English poet Robert Graves came to Deia in the late 1920s and, aside from periods away during the Spanish Civil War and World War II, he lived in the village until he died in 1985. Throughout his time on the island, Graves had a stream of creative visitors, including famous friends such as Sir Alec Guinness and Ava Gardner, and the remote village’s reputation as an artists’ colony grew from there. Musicians and artists flocked to the village from the 1950s onwards, and the influx of wealthy bohemian types has never really stopped since then, although these days it’s perhaps more about wealth than bohemia. Kevin Ayers, acclaimed songwriter and founding member of 60s band and psychedelic pioneers Soft Machine, lived in Deia for many years, and is buried in the hilltop churchyard, as is Robert Graves.
The beautifully maintained village still has rustic charm in spades, with pretty green-shuttered stone houses clinging to the hillside, but property prices have soared in recent years.

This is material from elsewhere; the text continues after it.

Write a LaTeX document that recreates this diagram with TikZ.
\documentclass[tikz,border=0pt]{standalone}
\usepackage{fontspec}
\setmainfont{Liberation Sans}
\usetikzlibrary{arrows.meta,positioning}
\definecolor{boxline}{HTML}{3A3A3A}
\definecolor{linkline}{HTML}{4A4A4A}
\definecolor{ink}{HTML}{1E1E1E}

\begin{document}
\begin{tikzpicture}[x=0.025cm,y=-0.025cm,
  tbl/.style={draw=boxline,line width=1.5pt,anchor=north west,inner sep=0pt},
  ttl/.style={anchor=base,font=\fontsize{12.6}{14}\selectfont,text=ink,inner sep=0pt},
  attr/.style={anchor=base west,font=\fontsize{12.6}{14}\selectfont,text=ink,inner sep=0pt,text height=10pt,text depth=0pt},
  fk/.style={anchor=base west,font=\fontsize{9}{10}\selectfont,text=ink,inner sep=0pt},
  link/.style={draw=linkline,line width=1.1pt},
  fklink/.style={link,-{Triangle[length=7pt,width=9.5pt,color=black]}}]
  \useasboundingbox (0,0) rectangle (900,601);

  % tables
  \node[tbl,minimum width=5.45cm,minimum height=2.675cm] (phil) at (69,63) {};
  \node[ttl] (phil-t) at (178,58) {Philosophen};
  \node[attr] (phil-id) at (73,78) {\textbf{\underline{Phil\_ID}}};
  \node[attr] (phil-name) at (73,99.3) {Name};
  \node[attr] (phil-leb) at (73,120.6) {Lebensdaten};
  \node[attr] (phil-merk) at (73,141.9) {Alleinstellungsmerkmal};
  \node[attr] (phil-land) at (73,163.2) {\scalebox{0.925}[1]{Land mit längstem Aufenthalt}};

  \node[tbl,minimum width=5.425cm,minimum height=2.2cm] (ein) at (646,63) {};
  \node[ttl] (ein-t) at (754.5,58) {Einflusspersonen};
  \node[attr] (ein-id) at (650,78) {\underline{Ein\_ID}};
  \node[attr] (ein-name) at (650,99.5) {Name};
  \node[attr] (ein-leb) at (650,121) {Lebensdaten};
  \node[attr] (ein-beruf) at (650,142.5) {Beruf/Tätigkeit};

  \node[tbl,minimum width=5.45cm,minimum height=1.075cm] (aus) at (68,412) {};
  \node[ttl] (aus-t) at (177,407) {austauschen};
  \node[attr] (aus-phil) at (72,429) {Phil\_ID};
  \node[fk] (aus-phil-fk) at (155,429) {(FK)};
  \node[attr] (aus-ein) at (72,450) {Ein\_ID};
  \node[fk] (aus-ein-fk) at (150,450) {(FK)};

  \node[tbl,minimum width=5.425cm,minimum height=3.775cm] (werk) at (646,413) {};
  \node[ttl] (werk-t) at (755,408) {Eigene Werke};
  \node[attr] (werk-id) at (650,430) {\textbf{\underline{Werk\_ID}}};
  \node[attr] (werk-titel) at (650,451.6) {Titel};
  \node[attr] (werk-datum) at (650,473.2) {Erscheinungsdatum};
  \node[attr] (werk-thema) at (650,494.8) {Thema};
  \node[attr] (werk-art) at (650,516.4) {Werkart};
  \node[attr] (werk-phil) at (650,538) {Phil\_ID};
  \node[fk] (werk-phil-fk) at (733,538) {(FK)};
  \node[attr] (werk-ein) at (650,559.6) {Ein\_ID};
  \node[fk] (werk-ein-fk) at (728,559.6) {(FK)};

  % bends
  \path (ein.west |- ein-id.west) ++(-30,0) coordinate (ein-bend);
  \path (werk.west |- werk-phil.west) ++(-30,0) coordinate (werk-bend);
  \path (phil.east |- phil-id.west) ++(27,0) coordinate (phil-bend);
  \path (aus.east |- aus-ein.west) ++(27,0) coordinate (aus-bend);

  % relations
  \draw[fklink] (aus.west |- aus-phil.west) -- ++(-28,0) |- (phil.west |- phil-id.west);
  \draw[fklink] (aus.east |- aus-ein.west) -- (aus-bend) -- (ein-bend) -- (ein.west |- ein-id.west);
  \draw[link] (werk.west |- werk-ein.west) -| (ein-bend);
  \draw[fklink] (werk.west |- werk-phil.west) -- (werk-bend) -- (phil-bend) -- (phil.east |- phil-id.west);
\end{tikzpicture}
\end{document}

Many celebrities have holiday homes in the area, with Bob Geldof reportedly being one: his daughter Pixie recently married in the area, bringing an influx of famous wedding guests with her. Andrew Lloyd-Webber summers in the village, and Hollywood giants Michael Douglas and Catherine Zeta-Jones own an estate just down the coast that is presently up for sale for a cool €36.5 million. Those who don’t have their own villa and choose not to rent one tend to stay in the Belmond La Residencia. In keeping with the area’s artistic vibe, the hotel its own gallery, with over 30 original Joan Miró artworks, plus one of Spain’s largest permanent sculpture gardens. Formerly owned by Richard Branson, the hotel has hosted the likes of Kate Moss, Princess Diana, Robbie Williams and Gwyneth Paltrow.

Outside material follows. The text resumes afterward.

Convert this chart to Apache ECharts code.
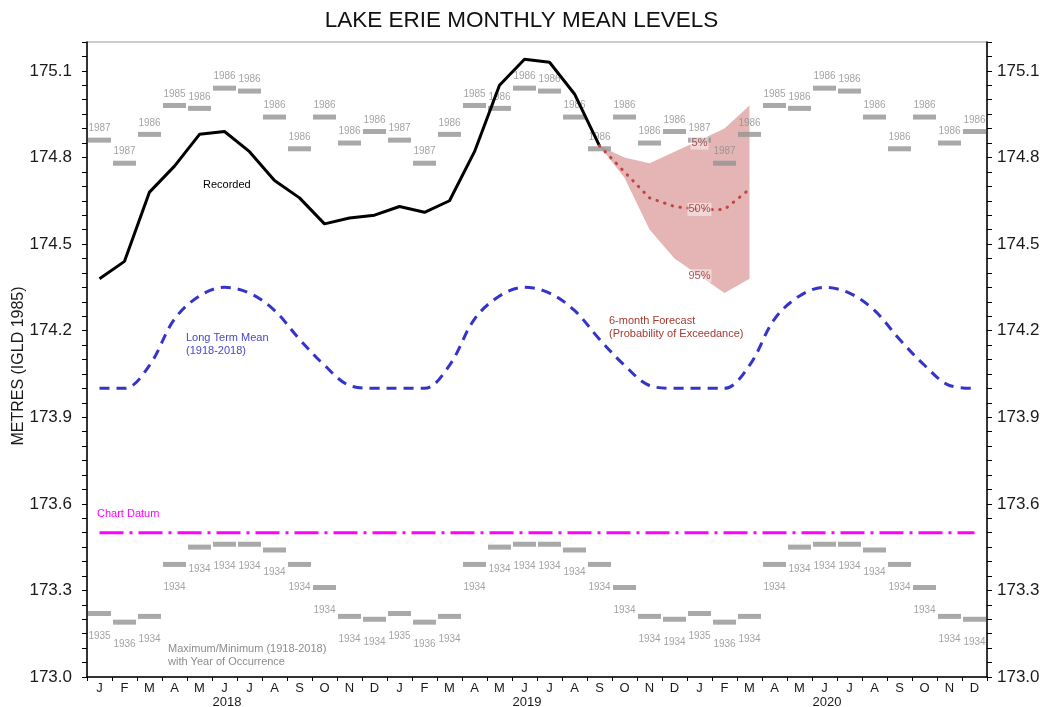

Wandering around this tiny and blissfully quiet place, it’s hard to imagine what party-loving celebrities get up to when holidaying here. Most come for the beauty and tranquillity, and a chance to relax away from the cameras, but you can be sure there’s still a fair share of poolside shenanigans going on. Over the decades, there have been endless stories of spontaneous jam sessions, raucous dinner parties and moonlit skinny-dipping, and in August, when the population of the village more than trebles, the sounds of late-night revelry can often be heard echoing around the hillside. For a small village, there are lots of places to eat and drink, including the Michelin-starred Es Racó d’Es Teix. The Sa Fonda bar is the hub of the village, and is the place to mingle with locals and see some well-known faces over the summer season. By day, the bar is a casual cafe, but by night it comes alive, with many kicking off their evening here with a cocktail or two, and returning later on for some live music and dancing.
Although Deia’s position high up on the northwest coast offers stunning views down to the sea, the area is not known for its beaches, and most of the coastline on this side of the island is rocky. There are, however, plenty of stunning coves that are only accessible by boat, for those who want a more discreet swimming experience. For a swim followed by lunch, without the need for a boat trip, nearby Cala Deia is a lovely little cove with a rocky beach and a seafood restaurant (Ca’s Patro March) that was made famous by the BBC television series The Night Manager. Robert Graves would swim in these waters every morning before settling down to write, and with its crystal-clear waters and sublimely scenic surrounds, you can certainly see why, and why so many others choose to follow in his wake.